ARM’s quarterly beat was modest. The Q1 guidance was fine, not spectacular. On those numbers alone, you don’t get a 25% move in a day. What you get it on is the realization that ARM sits at the bottom of every AI chip design in the world and the design pipeline just doubled.

The stock is up 84% year-to-date. At $267, ARM trades at roughly 60 times forward earnings. That is expensive by any historical standard. The counter-thesis is real: if FY2027 revenue comes in below the $7.6 billion consensus, or if AGI CPU shipments slip from late 2026 into 2027, the valuation compresses violently.

But here is what the chain says. Eight companies across the entire AI infrastructure stack — from the machines that print circuits to the architecture that defines them — all cleared this earnings season without a single miss.

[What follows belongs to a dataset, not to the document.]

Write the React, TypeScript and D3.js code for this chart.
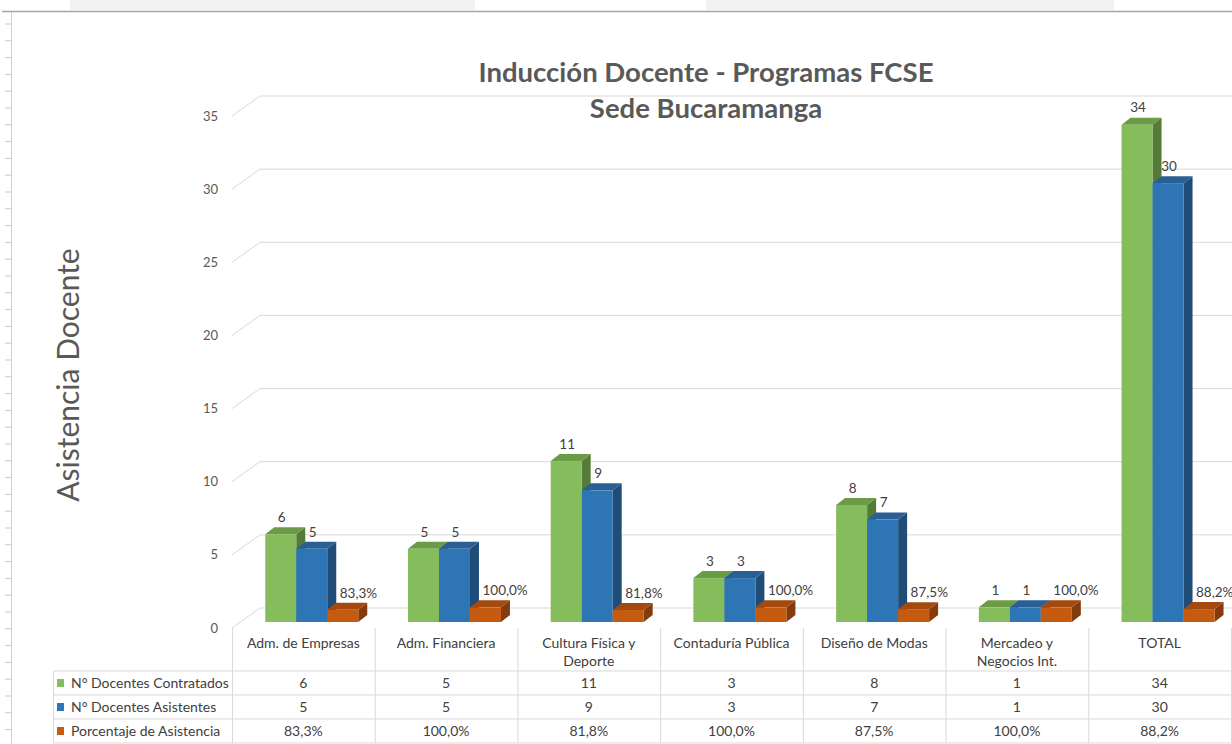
import React from "react";
import * as d3 from "d3";

const categories = [
  ["Adm. de Empresas"],
  ["Adm. Financiera"],
  ["Cultura Física y", "Deporte"],
  ["Contaduría Pública"],
  ["Diseño de Modas"],
  ["Mercadeo y", "Negocios Int."],
  ["TOTAL"],
];
const seriesNames = ["N° Docentes Contratados", "N° Docentes Asistentes", "Porcentaje de Asistencia"];
const contratados = [6, 5, 11, 3, 8, 1, 34];
const asistentes = [5, 5, 9, 3, 7, 1, 30];
const porcentaje = [0.833, 1.0, 0.818, 1.0, 0.875, 1.0, 0.882];
const yTicks = [0, 5, 10, 15, 20, 25, 30, 35];

const colors = [
  { front: "#85BD5C", top: "#6B9B47", side: "#547B37" },
  { front: "#2E75B6", top: "#2A5F95", side: "#1F4D78" },
  { front: "#C55A11", top: "#A44A0E", side: "#843C0C" },
];

const fmtPct = (v: number) => (v * 100).toFixed(1).replace(".", ",") + "%";

export default function App() {
  const W = 1232, H = 744;
  const font = "Lato, 'Open Sans', sans-serif";
  const txt = "#595959";
  const grid = "#D9D9D9";
  const y = d3.scaleLinear().domain([0, 35]).range([628, 116]);
  const keys = categories.map((c) => c.join(" "));
  const x = d3.scaleBand().domain(keys).range([232, 1231]).padding(0);
  const groupW = 93;
  const sub = d3.scaleBand().domain(["0", "1", "2"]).range([0, groupW]);
  const depth = { dx: 28, dy: -20 };
  const barShift = { dx: 8.4, dy: -6 };
  const barDepth = { dx: 9, dy: -7 };
  const series = [contratados, asistentes, porcentaje];
  const tableFs = 14;

  const bars: JSX.Element[] = [];
  const labels: JSX.Element[] = [];
  keys.forEach((k, i) => {
    const gx = (x(k) as number) + (x.bandwidth() - groupW) / 2 + barShift.dx;
    series.forEach((s, si) => {
      const v = s[i];
      const x0 = gx + (sub(String(si)) as number);
      const w = sub.bandwidth();
      const yb = y(0) + barShift.dy;
      const yt = y(v) + barShift.dy;
      const c = colors[si];
      const { dx, dy } = barDepth;
      bars.push(
        <g key={`b${i}-${si}`}>
          <polygon points={`${x0 + w},${yb} ${x0 + w + dx},${yb + dy} ${x0 + w + dx},${yt + dy} ${x0 + w},${yt}`} fill={c.side} />
          <polygon points={`${x0},${yt} ${x0 + dx},${yt + dy} ${x0 + w + dx},${yt + dy} ${x0 + w},${yt}`} fill={c.top} />
          <rect x={x0} y={yt} width={w} height={yb - yt} fill={c.front} />
        </g>
      );
      const cx = x0 + w / 2;
      if (si === 2) {
        labels.push(
          <text key={`l${i}-${si}`} x={cx - 3} y={yt - 17} dy="0.35em" fontSize={13.5} fill="#404040" fontFamily={font}>
            {fmtPct(v)}
          </text>
        );
      } else {
        labels.push(
          <text key={`l${i}-${si}`} x={cx + 1} y={yt - 17} dy="0.35em" textAnchor="middle" fontSize={13.5} fill="#404040" fontFamily={font}>
            {v}
          </text>
        );
      }
    });
  });

  const rulerTicks = d3.range(24, H, 16.8);
  const rowYs = [671, 695, 719, 743];
  const rowData = [contratados.map(String), asistentes.map(String), porcentaje.map(fmtPct)];

  return (
    <svg width={W} height={H} style={{ position: "absolute", left: 0, top: 0, background: "#fff" }}>
      <rect x={0} y={0} width={W} height={H} fill="#fff" />
      {/* top header strip */}
      <rect x={70} y={0} width={405} height={10} fill="#F2F2F2" />
      <rect x={706} y={0} width={408} height={10} fill="#F2F2F2" />
      <line x1={2} x2={W} y1={11.5} y2={11.5} stroke="#A6A6A6" strokeWidth={1.5} />
      {/* left ruler */}
      <line x1={11.5} x2={11.5} y1={12} y2={H} stroke="#D0D0D0" />
      {rulerTicks.map((t, i) => (
        <line key={i} x1={5} x2={11} y1={t} y2={t} stroke="#C8C8C8" />
      ))}
      {/* gridlines */}
      {yTicks.map((t) => (
        <g key={t}>
          <line x1={232} y1={y(t)} x2={232 + depth.dx} y2={y(t) + depth.dy} stroke={grid} />
          <line x1={232 + depth.dx} y1={y(t) + depth.dy} x2={W} y2={y(t) + depth.dy} stroke={grid} />
          <text x={218} y={y(t)} dy="0.35em" textAnchor="end" fontSize={13} fill={txt} fontFamily={font}>
            {t}
          </text>
        </g>
      ))}
      {/* title */}
      <text x={706} y={72} dy="0.35em" textAnchor="middle" fontSize={27.5} fontWeight={700} fill={txt} fontFamily={font}>
        Inducción Docente - Programas FCSE
      </text>
      <text x={706} y={108} dy="0.35em" textAnchor="middle" fontSize={27.5} fontWeight={700} fill={txt} fontFamily={font}>
        Sede Bucaramanga
      </text>
      {/* y axis title */}
      <text transform="translate(68,375) rotate(-90)" dy="0.35em" textAnchor="middle" fontSize={30} fill={txt} fontFamily={font}>
        Asistencia Docente
      </text>
      {bars}
      {labels}
      {/* data table */}
      {rowYs.map((ry, i) => (
        <line key={i} x1={53} x2={1232} y1={ry} y2={ry} stroke={grid} />
      ))}
      <line x1={53.5} x2={53.5} y1={671} y2={743} stroke={grid} />
      {d3.range(keys.length + 1).map((i) => {
        const bx = i < keys.length ? (x(keys[i]) as number) : 1231;
        return <line key={i} x1={bx + 0.5} x2={bx + 0.5} y1={628} y2={743} stroke={grid} />;
      })}
      {categories.map((c, i) => {
        const cx = (x(keys[i]) as number) + x.bandwidth() / 2;
        return (
          <text key={i} x={cx} y={643} textAnchor="middle" fontSize={tableFs} fill="#404040" fontFamily={font}>
            {c.map((ln, j) => (
              <tspan key={j} x={cx} dy={j === 0 ? "0.35em" : 18}>
                {ln}
              </tspan>
            ))}
          </text>
        );
      })}
      {seriesNames.map((s, r) => (
        <g key={s}>
          <rect x={57} y={rowYs[r] + 8} width={7} height={8} fill={colors[r].front} />
          <text x={71} y={rowYs[r] + 12} dy="0.35em" fontSize={tableFs} fill="#404040" fontFamily={font}>
            {s}
          </text>
          {rowData[r].map((v, i) => (
            <text
              key={i}
              x={(x(keys[i]) as number) + x.bandwidth() / 2}
              y={rowYs[r] + 12}
              dy="0.35em"
              textAnchor="middle"
              fontSize={tableFs}
              fill="#404040"
              fontFamily={font}
            >
              {v}
            </text>
          ))}
        </g>
      ))}
    </svg>
  );
}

Demand propagated from ASML through TSMC through Intel’s foundry through Nucor’s steel mills through Microsoft’s Azure through AMD’s GPUs into ARM’s licensing revenue with zero attenuation. The $700 billion in committed AI capex is not theoretical. It is showing up in every income statement along the chain.

ARM is not the most exciting link. It is the most inevitable one. You can choose your GPU vendor. You can choose your cloud provider. You can choose your foundry. You cannot choose to not use ARM. The instruction set is the constant. Every custom ASIC, every data center CPU, every AI inference chip pays the IP tax — and the rate just went up with v9.

Licensing +29%. Royalties +11%. The gap is the future arriving.

ARM (ARM) Q4 FY2026. Adj EPS $0.60 vs $0.58 est (+3.4%). Revenue $1.49B vs $1.47B est (+1.4%). Licensing $819M (+29% YoY, record). Royalty $617M (+11% YoY). Full year $4.92B. Data center royalties doubled YoY. AGI CPU demand $2B+ (2× launch). Q1 FY2027 guide $1.26B / $0.40. Stock +12% regular session, +12.6% AH. Brent ~$113. S&P 500 7,230.